Start of DATASET RECORDS
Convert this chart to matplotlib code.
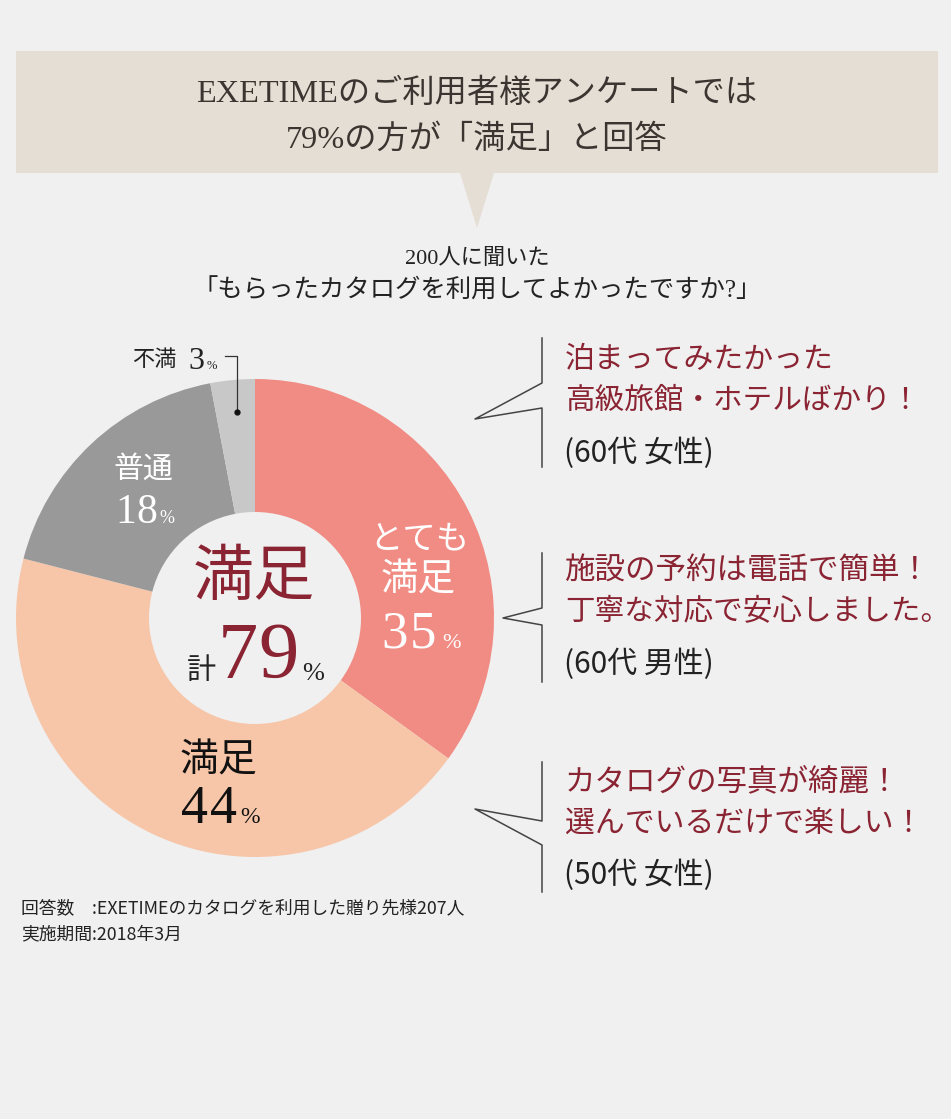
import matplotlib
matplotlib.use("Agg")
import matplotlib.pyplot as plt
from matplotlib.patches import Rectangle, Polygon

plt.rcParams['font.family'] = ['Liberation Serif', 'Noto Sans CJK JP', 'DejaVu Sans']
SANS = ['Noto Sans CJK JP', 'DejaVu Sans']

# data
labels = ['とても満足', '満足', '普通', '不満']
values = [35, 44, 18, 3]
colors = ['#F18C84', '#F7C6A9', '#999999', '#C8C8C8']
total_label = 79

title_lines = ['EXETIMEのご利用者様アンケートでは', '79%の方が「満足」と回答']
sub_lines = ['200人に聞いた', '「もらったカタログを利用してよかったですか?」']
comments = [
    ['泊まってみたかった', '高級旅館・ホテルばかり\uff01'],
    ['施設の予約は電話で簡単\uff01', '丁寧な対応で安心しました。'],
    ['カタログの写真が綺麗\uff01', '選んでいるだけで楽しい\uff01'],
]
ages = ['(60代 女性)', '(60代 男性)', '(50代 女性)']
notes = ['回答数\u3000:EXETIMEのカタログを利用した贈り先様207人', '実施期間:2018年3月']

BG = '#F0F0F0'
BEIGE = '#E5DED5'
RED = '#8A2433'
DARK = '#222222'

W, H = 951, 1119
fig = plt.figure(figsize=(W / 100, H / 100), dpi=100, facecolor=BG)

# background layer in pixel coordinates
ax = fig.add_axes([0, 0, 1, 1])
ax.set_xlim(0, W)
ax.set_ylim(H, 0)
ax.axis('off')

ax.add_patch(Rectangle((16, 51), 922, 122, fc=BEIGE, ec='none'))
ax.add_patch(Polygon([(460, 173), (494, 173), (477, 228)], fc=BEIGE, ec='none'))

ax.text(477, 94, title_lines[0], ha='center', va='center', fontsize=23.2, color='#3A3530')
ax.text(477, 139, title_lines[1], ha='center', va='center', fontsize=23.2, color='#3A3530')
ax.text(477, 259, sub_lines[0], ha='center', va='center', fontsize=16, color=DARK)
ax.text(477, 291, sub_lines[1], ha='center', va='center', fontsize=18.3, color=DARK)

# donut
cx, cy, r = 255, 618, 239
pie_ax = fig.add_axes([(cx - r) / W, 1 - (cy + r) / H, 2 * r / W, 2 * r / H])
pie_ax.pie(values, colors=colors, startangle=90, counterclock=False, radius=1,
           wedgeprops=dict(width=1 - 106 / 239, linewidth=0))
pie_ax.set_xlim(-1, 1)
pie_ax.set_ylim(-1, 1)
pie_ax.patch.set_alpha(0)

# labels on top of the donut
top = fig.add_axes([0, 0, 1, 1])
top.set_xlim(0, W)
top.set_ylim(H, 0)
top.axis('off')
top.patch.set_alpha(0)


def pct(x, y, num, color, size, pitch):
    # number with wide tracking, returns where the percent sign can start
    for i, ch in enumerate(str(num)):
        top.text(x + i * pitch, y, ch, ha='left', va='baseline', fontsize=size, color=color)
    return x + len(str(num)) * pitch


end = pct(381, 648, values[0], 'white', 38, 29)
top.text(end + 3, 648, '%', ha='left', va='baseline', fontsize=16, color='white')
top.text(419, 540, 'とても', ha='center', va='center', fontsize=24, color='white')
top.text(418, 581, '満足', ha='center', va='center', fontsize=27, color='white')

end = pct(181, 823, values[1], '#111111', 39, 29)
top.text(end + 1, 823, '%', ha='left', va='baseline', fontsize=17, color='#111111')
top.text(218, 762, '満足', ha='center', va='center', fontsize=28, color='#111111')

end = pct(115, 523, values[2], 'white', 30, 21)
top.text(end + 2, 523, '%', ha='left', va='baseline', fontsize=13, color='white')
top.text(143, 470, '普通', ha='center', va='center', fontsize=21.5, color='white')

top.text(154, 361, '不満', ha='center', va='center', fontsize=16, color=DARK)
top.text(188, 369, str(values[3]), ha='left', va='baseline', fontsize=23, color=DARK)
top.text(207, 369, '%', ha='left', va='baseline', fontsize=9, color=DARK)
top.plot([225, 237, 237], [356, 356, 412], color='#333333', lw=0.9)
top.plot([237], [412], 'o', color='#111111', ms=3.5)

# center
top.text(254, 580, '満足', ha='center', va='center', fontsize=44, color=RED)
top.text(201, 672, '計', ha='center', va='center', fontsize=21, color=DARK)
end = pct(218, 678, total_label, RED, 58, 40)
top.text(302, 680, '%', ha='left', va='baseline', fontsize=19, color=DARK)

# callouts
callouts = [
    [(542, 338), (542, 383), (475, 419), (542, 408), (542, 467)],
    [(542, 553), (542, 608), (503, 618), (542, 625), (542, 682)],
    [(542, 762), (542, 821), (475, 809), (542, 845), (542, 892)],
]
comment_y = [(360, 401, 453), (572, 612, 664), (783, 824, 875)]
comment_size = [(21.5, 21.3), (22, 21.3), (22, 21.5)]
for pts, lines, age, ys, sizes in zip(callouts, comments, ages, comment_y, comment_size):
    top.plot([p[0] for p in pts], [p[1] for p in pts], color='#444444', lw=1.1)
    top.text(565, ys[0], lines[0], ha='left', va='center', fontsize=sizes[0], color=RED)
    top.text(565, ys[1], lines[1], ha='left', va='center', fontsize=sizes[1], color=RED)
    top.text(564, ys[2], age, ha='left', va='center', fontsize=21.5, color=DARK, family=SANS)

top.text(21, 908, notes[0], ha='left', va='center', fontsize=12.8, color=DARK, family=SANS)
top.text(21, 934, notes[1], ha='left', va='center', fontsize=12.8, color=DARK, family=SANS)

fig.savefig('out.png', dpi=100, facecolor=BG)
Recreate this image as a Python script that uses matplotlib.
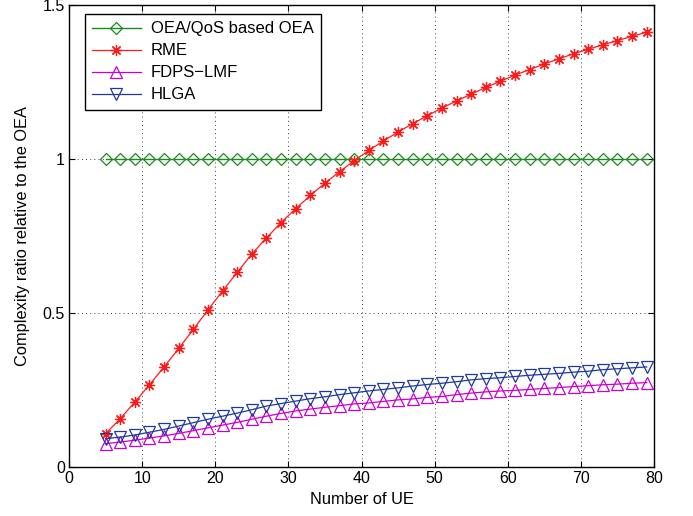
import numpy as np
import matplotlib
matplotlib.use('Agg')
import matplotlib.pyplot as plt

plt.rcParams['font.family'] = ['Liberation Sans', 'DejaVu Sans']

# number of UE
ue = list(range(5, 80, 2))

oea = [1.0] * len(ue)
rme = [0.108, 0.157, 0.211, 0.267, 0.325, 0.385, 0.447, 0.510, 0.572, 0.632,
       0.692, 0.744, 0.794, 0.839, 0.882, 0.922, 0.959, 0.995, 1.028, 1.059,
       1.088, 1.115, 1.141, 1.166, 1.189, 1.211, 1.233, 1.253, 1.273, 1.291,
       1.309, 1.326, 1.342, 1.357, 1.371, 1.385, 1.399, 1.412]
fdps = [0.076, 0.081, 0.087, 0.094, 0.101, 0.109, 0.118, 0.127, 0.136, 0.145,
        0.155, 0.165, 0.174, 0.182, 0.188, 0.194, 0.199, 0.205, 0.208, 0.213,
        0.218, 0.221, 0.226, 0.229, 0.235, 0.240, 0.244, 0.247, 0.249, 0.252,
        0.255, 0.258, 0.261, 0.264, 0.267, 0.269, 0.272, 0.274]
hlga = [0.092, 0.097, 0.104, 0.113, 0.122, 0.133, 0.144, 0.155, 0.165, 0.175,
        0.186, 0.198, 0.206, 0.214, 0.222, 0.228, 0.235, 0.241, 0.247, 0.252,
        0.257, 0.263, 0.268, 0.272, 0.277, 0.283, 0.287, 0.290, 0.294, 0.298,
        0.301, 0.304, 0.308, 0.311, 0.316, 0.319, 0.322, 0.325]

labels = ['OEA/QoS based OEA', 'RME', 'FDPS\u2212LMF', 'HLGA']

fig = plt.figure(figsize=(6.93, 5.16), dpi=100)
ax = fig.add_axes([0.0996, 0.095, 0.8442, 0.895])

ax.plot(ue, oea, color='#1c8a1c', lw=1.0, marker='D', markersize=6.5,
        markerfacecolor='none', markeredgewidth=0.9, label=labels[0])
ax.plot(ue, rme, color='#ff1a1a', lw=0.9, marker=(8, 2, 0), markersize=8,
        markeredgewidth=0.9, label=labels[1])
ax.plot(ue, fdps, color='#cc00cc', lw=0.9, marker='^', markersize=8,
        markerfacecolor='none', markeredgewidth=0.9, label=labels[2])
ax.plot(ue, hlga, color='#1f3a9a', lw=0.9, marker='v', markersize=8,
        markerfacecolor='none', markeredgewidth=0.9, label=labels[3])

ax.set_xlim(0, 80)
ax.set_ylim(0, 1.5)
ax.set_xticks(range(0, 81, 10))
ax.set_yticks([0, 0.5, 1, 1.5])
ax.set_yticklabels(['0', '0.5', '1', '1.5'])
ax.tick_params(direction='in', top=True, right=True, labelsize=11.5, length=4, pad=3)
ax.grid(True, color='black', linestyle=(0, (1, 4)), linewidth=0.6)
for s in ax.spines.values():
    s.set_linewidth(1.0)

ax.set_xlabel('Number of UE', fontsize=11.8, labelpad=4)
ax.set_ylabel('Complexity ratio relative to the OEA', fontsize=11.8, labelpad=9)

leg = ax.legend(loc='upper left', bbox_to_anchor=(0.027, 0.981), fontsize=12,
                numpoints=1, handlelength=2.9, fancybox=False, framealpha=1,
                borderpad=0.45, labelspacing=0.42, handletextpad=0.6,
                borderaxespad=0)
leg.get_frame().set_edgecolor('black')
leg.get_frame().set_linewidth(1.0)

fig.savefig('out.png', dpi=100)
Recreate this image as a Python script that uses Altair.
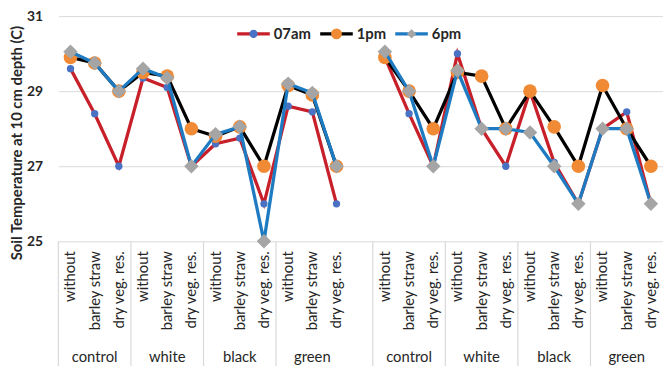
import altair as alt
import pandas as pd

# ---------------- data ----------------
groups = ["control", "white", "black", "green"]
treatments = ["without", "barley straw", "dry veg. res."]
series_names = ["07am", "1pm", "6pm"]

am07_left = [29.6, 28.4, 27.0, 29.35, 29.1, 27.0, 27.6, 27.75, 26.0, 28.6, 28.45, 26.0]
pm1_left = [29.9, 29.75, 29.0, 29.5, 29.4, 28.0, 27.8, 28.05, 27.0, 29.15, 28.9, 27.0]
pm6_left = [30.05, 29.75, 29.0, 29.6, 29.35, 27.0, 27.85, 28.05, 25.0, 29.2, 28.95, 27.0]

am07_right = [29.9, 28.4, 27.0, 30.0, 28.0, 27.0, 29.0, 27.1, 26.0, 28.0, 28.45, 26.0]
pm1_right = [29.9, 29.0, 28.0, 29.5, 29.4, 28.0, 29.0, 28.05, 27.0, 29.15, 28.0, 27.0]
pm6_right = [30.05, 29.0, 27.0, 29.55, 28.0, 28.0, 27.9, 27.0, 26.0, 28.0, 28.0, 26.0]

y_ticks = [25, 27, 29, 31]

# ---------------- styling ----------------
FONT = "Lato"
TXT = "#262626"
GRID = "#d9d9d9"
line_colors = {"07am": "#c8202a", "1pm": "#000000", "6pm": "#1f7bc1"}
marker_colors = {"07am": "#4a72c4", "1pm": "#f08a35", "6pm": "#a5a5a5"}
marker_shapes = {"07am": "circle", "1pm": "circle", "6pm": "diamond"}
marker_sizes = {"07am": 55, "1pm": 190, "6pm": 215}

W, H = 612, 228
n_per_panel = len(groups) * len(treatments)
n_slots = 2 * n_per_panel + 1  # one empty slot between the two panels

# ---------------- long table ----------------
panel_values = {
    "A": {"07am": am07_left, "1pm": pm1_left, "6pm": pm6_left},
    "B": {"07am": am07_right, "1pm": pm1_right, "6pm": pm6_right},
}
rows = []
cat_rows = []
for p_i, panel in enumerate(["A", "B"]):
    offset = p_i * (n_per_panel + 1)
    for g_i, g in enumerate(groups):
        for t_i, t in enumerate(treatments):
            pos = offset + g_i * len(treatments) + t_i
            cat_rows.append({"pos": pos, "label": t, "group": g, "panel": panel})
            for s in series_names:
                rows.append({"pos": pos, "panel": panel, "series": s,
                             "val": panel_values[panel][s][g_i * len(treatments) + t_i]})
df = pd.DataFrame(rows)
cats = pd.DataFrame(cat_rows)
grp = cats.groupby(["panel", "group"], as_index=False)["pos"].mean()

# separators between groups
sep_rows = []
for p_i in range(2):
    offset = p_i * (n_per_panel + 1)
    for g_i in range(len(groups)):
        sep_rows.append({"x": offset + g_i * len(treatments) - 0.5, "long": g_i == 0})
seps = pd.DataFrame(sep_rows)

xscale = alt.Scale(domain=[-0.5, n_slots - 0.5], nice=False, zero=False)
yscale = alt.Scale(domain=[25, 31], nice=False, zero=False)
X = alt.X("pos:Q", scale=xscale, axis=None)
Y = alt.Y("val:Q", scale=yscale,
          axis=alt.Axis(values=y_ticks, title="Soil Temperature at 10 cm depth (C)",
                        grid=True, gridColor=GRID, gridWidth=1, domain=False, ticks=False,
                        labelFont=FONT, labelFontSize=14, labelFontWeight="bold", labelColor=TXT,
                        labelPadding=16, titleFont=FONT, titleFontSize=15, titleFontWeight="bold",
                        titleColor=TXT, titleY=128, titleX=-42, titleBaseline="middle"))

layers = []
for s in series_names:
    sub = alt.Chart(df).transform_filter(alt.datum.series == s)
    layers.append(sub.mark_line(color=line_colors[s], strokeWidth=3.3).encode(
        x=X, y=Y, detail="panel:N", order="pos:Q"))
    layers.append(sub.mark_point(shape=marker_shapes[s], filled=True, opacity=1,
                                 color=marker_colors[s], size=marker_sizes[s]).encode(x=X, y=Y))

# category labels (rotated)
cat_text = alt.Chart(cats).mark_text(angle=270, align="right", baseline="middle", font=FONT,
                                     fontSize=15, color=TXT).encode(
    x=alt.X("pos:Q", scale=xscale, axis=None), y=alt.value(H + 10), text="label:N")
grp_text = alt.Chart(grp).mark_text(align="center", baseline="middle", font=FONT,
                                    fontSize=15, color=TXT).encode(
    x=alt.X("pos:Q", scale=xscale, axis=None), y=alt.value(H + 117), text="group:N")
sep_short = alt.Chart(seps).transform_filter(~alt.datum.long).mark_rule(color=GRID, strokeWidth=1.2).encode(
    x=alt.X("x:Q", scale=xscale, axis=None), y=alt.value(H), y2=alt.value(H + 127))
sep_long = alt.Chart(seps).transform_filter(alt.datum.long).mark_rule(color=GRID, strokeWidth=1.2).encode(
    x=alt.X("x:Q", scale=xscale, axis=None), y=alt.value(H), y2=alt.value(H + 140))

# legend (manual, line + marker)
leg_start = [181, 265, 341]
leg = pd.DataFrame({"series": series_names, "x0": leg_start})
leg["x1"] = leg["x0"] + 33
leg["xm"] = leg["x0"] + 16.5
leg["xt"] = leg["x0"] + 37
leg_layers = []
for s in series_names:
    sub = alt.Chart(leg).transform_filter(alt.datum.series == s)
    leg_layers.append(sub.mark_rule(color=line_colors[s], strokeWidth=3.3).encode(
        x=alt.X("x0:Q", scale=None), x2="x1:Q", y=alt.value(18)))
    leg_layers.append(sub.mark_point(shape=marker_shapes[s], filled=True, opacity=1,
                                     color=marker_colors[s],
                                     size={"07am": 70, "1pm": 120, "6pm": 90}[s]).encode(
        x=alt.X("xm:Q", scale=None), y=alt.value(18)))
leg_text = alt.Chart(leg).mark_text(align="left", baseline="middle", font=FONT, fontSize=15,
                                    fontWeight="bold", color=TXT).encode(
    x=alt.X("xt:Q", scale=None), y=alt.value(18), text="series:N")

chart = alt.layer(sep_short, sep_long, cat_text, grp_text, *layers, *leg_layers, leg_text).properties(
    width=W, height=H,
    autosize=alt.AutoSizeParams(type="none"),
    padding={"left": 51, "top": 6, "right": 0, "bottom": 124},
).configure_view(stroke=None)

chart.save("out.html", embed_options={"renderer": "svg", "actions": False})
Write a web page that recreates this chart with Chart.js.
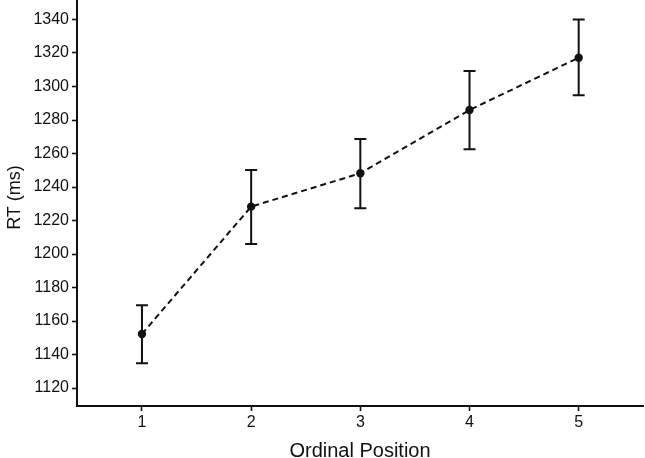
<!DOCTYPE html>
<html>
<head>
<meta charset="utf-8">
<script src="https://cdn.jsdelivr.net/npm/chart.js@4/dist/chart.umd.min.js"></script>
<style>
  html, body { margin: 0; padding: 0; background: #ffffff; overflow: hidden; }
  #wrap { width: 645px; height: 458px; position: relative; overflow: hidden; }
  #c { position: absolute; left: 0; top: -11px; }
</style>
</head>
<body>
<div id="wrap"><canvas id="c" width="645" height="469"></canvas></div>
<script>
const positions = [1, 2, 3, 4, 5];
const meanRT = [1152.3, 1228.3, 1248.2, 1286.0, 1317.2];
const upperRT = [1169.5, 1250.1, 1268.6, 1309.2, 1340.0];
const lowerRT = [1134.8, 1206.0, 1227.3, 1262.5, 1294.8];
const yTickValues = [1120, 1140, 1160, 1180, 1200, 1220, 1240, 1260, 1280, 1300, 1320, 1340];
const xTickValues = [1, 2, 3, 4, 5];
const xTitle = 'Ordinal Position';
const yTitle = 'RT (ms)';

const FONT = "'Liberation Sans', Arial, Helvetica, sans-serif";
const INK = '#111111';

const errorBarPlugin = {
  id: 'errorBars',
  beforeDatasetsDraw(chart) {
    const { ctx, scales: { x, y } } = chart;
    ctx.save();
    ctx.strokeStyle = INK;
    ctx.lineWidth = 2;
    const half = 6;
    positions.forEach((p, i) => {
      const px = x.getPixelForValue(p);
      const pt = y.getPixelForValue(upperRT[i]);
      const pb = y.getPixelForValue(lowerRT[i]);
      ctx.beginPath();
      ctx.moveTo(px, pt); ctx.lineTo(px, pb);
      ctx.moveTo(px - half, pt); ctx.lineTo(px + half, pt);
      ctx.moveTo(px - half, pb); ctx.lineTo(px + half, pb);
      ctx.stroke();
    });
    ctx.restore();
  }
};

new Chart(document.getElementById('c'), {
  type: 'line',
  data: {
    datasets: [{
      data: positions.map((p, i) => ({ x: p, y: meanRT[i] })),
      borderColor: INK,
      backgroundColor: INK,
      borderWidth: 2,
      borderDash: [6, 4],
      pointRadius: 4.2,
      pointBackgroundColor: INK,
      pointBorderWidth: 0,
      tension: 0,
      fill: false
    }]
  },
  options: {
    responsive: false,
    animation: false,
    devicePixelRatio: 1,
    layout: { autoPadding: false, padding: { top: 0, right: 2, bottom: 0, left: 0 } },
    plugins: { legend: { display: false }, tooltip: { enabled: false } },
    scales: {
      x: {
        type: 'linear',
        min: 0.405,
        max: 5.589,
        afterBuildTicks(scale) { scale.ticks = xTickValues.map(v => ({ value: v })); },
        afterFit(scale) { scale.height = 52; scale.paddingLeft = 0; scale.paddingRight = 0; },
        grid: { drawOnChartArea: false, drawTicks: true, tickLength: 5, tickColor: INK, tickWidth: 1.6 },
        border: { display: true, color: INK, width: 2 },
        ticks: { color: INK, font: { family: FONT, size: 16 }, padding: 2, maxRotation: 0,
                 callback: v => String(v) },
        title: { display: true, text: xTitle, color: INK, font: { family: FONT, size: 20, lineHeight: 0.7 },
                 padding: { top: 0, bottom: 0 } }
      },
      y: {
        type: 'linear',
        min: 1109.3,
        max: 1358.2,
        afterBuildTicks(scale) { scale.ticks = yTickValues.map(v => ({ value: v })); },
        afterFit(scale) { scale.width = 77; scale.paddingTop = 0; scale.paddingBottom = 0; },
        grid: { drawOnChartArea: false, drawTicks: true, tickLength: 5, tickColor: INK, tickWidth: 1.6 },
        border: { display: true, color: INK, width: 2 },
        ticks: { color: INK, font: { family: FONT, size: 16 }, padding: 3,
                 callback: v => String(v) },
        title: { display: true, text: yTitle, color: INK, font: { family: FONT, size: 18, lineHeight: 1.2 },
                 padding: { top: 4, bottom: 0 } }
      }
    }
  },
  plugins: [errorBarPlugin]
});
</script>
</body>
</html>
End of DATASET RECORDS
WHAT YOU WILL DO:
Repeat only the lines from the beginning of the material through the line containing "total_label = 79", both ends kept, leaving pictures out.

FINAL RESULT:
Convert this chart to matplotlib code.
import matplotlib
matplotlib.use("Agg")
import matplotlib.pyplot as plt
from matplotlib.patches import Rectangle, Polygon

plt.rcParams['font.family'] = ['Liberation Serif', 'Noto Sans CJK JP', 'DejaVu Sans']
SANS = ['Noto Sans CJK JP', 'DejaVu Sans']

# data
labels = ['とても満足', '満足', '普通', '不満']
values = [35, 44, 18, 3]
colors = ['#F18C84', '#F7C6A9', '#999999', '#C8C8C8']
total_label = 79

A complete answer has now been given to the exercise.